The council said the tragedy also ranked among the top 10 worst mining disasters globally but lessons had been learned to ensure the same events would not be repeated.
It said at Coalbrook, the roof of one of the northern sections of the mine had caved in at 4.20pm on January 21, 1960, followed by a further cave-in about 7.30pm.
A massive rescue drill, imported from Texas, was unfortunately unable to penetrate the dolerite that occurred above the mining area to reach the trapped miners.
Boreholes which were able to reach the area indicated a major collapse of mine workings, flooding and high levels of methane, the council said.
It said an investigation determined the integrity of the supporting pillars designed to support the mine's shaft had been compromised.
Following Coalbrook, in 1963 the Chamber of Mines - as the council was known until 2018 - established the Chamber of Mines Research Organisation (COMRO), alongside the Coal Mines Research Controlling Council (CMRCC).

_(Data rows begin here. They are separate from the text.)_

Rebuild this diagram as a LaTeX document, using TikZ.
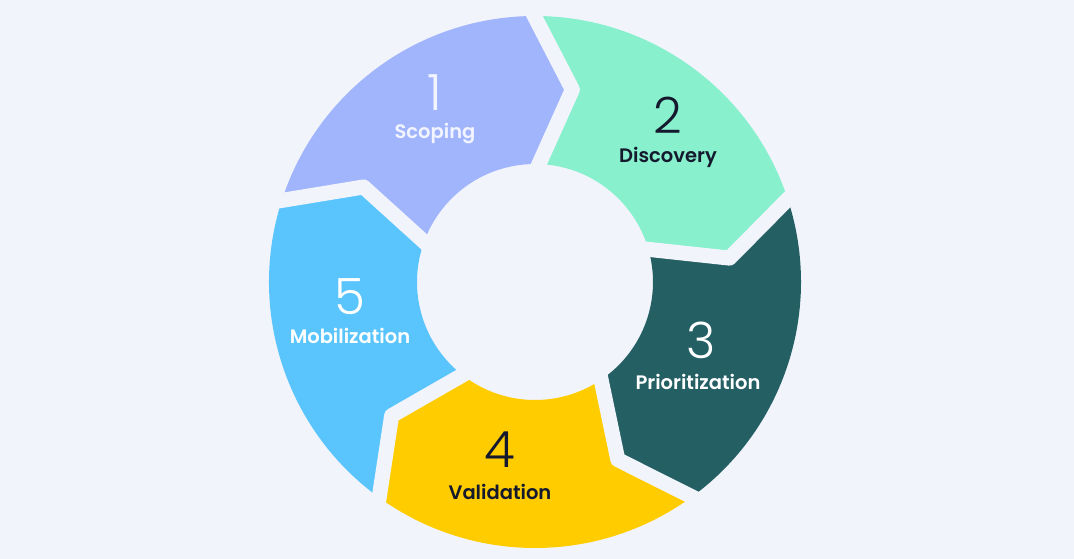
\documentclass[tikz,border=0pt]{standalone}
\usepackage{fontspec}
\setmainfont{Poppins}
\newfontfamily\labfont{Poppins SemiBold}
\newfontfamily\numfont{Poppins Light}
\definecolor{bgcol}{HTML}{F2F4FC}
\definecolor{scopecol}{HTML}{A1B5FD}
\definecolor{disccol}{HTML}{88F0CC}
\definecolor{priocol}{HTML}{245F64}
\definecolor{validcol}{HTML}{FFCC00}
\definecolor{mobilcol}{HTML}{5AC5FD}
\definecolor{darktext}{HTML}{14192E}
\definecolor{lighttext}{HTML}{F2F4FF}
\tikzset{
  numtext/.style={font=\numfont\fontsize{50}{50}\selectfont},
  labtext/.style={font=\labfont\fontsize{19.5}{20}\selectfont},
}
\begin{document}
\begin{tikzpicture}[x=1pt,y=1pt]
  \fill[bgcol] (-535,-277) rectangle (539,282);
  \useasboundingbox (-535,-277) rectangle (539,282);
  % ring pieces, tail notch -> head tip
  \foreach \t/\col in {163/scopecol,91/disccol,19/priocol,-53/validcol,-125/mobilcol}
    \fill[\col] (\t:266) -- (\t-12:196) -- (\t:118)
      arc[start angle=\t, end angle=\t-72, radius=118]
      -- (\t-84:196) -- (\t-72:266)
      arc[start angle=\t-72, end angle=\t, radius=266] -- cycle;
  % gaps between the pieces
  \foreach \b in {163,91,19,-53,-125}
    \draw[bgcol, line width=15, line join=round] (\b:274) -- (\b-12:196) -- (\b:105);
  \node[numtext, lighttext] (num1) at (-100,189) {1};
  \node[labtext, lighttext] (lab1) at (-100,148) {Scoping};
  \node[numtext, darktext] (num2) at (133,167) {2};
  \node[labtext, darktext] (lab2) at (133,125) {Discovery};
  \node[numtext, white] (num3) at (166,-58) {3};
  \node[labtext, white] (lab3) at (163,-100) {Prioritization};
  \node[numtext, darktext] (num4) at (-35,-168) {4};
  \node[labtext, darktext] (lab4) at (-35,-210) {Validation};
  \node[numtext, white] (num5) at (-185,-15) {5};
  \node[labtext, white] (lab5) at (-185,-54) {Mobilization};
\end{tikzpicture}
\end{document}
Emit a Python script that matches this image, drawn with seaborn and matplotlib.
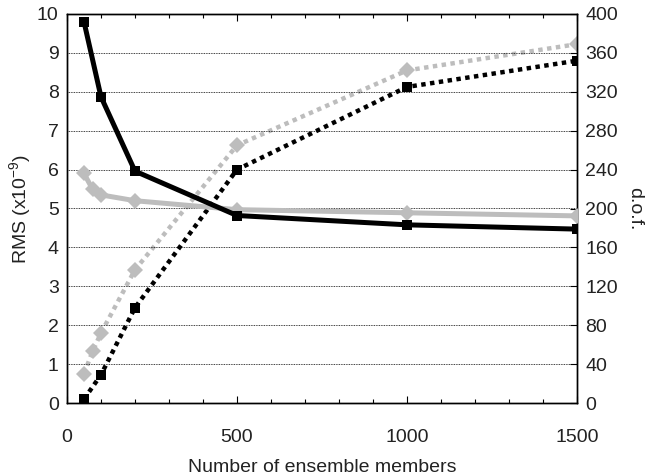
import matplotlib
matplotlib.use("Agg")
import matplotlib.pyplot as plt
import seaborn as sns
import pandas as pd
from matplotlib.ticker import MultipleLocator

plt.rcParams['font.family'] = ['Liberation Sans', 'DejaVu Sans']
plt.rcParams['mathtext.fontset'] = 'custom'
plt.rcParams['mathtext.rm'] = 'Liberation Sans'

# Data
n_black = [50, 100, 200, 500, 1000, 1500]
rms_black = [9.8, 7.87, 5.96, 4.82, 4.58, 4.47]
dof_black = [4, 29, 98, 240, 325, 352]

n_gray = [50, 75, 100, 200, 500, 1000, 1500]
rms_gray = [5.9, 5.5, 5.35, 5.2, 4.97, 4.89, 4.81]
dof_gray = [30, 53, 72, 137, 265, 342, 369]

x_ticks = [0, 500, 1000, 1500]
rms_ticks = list(range(0, 11))
dof_ticks = list(range(0, 401, 40))

df_b = pd.DataFrame({"n": n_black, "rms": rms_black, "dof": dof_black})
df_g = pd.DataFrame({"n": n_gray, "rms": rms_gray, "dof": dof_gray})

GRAY = "#bdbdbd"
TXT = "#222222"
FS = 14

fig = plt.figure(figsize=(6.5, 4.75), dpi=100)
ax = fig.add_axes([67/650, (475-403)/475, 510/650, 389/475])
ax2 = ax.twinx()

# dotted dof lines on right axis
sns.lineplot(data=df_g, x="n", y="dof", ax=ax2, color=GRAY, linewidth=3.2,
             linestyle=(0, (1, 1)), marker="D", markersize=8.5,
             markeredgecolor=GRAY, markerfacecolor=GRAY, markeredgewidth=0)
sns.lineplot(data=df_b, x="n", y="dof", ax=ax2, color="black", linewidth=3.2,
             linestyle=(0, (1, 1)), marker="s", markersize=7,
             markeredgecolor="black", markerfacecolor="black", markeredgewidth=0)

# solid RMS lines on left axis
sns.lineplot(data=df_g, x="n", y="rms", ax=ax, color=GRAY, linewidth=3.6,
             marker="D", markersize=8.5, markeredgecolor=GRAY,
             markerfacecolor=GRAY, markeredgewidth=0, zorder=3)
sns.lineplot(data=df_b, x="n", y="rms", ax=ax, color="black", linewidth=3.6,
             marker="s", markersize=7, markeredgecolor="black",
             markerfacecolor="black", markeredgewidth=0, zorder=4)

ax.set_zorder(ax2.get_zorder() + 1)
ax.patch.set_visible(False)

ax.set_xlim(0, 1500)
ax.set_ylim(0, 10)
ax2.set_ylim(0, 400)
ax.set_xticks(x_ticks)
ax.set_xticklabels([str(t) for t in x_ticks])
ax.xaxis.set_minor_locator(MultipleLocator(100))
ax.set_yticks(rms_ticks)
ax.set_yticklabels([str(t) for t in rms_ticks])
ax2.set_yticks(dof_ticks)
ax2.set_yticklabels([str(t) for t in dof_ticks])

for a in (ax, ax2):
    for s in a.spines.values():
        s.set_color("black")
        s.set_linewidth(1.0)

ax.yaxis.grid(True, color="black", linestyle=(0, (1, 1)), linewidth=0.6)
ax.set_axisbelow(True)

ax.tick_params(axis="x", which="major", direction="in", length=5, width=0.8,
               top=True, bottom=True, labelsize=FS, pad=19, colors="black",
               labelcolor=TXT)
ax.tick_params(axis="x", which="minor", direction="in", length=3, width=0.8,
               top=True, bottom=True)
ax.tick_params(axis="y", which="both", length=0, labelsize=FS, pad=6,
               labelcolor=TXT)
ax2.tick_params(axis="y", direction="in", length=5, width=0.8, labelsize=FS,
                pad=6, labelcolor=TXT)

ax.set_xlabel("Number of ensemble members", fontsize=FS, labelpad=9,
              color=TXT)
ax.set_ylabel("RMS (x10$^{\\mathregular{-9}}$)", fontsize=FS, labelpad=2,
              color=TXT)
ax2.set_ylabel("d.o.f.", fontsize=FS, rotation=-90, labelpad=18,
               color=TXT)

fig.savefig("out.png", dpi=100)
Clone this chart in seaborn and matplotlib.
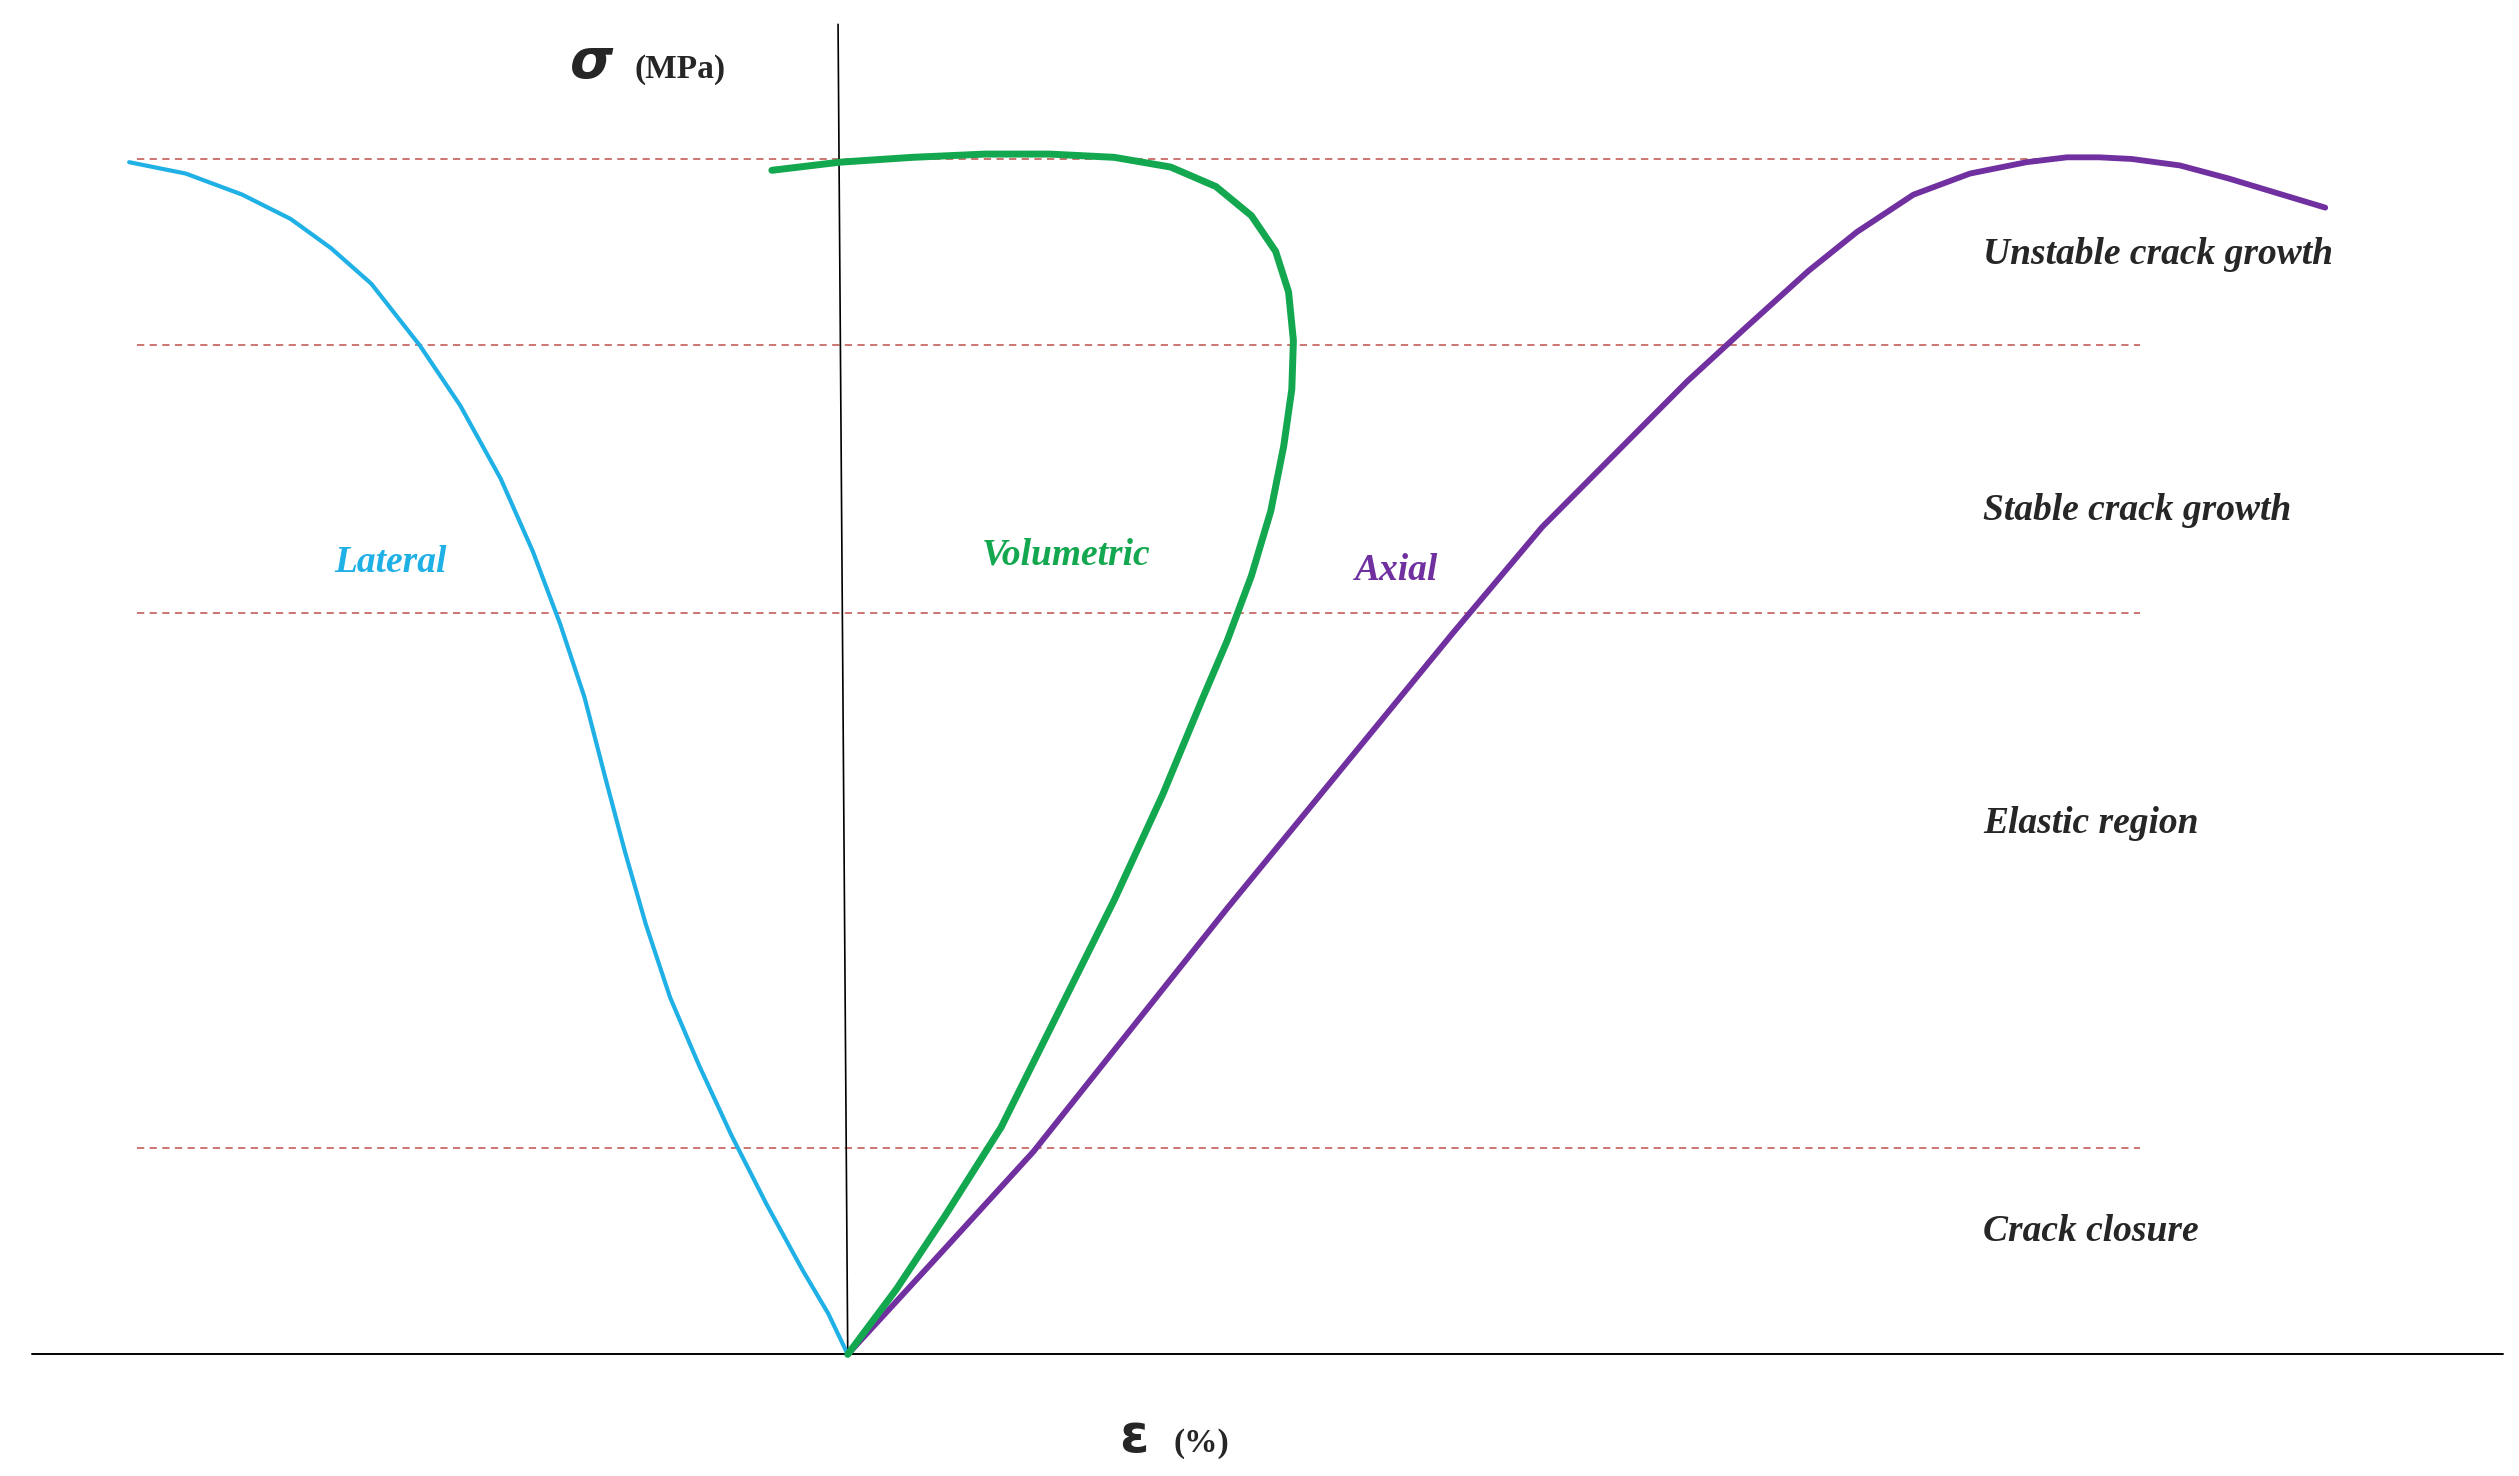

It said these entities became responsible for pioneering research in mining and safety systems, not only for the coal industry but also deep level gold mining.
COMRO was taken over by the Council for Scientific and Industrial Research in 1990.
The minerals council said Coalbrook continued to serve as a stark reminder of the importance of research and development.
"Coalbrook will never be forgotten and the South African mining industry continues to strive for zero harm," it said last week.
The country had reported its lowest number of mining fatalities on record of 51 in 2019, but surpassed this figure in early December 2020.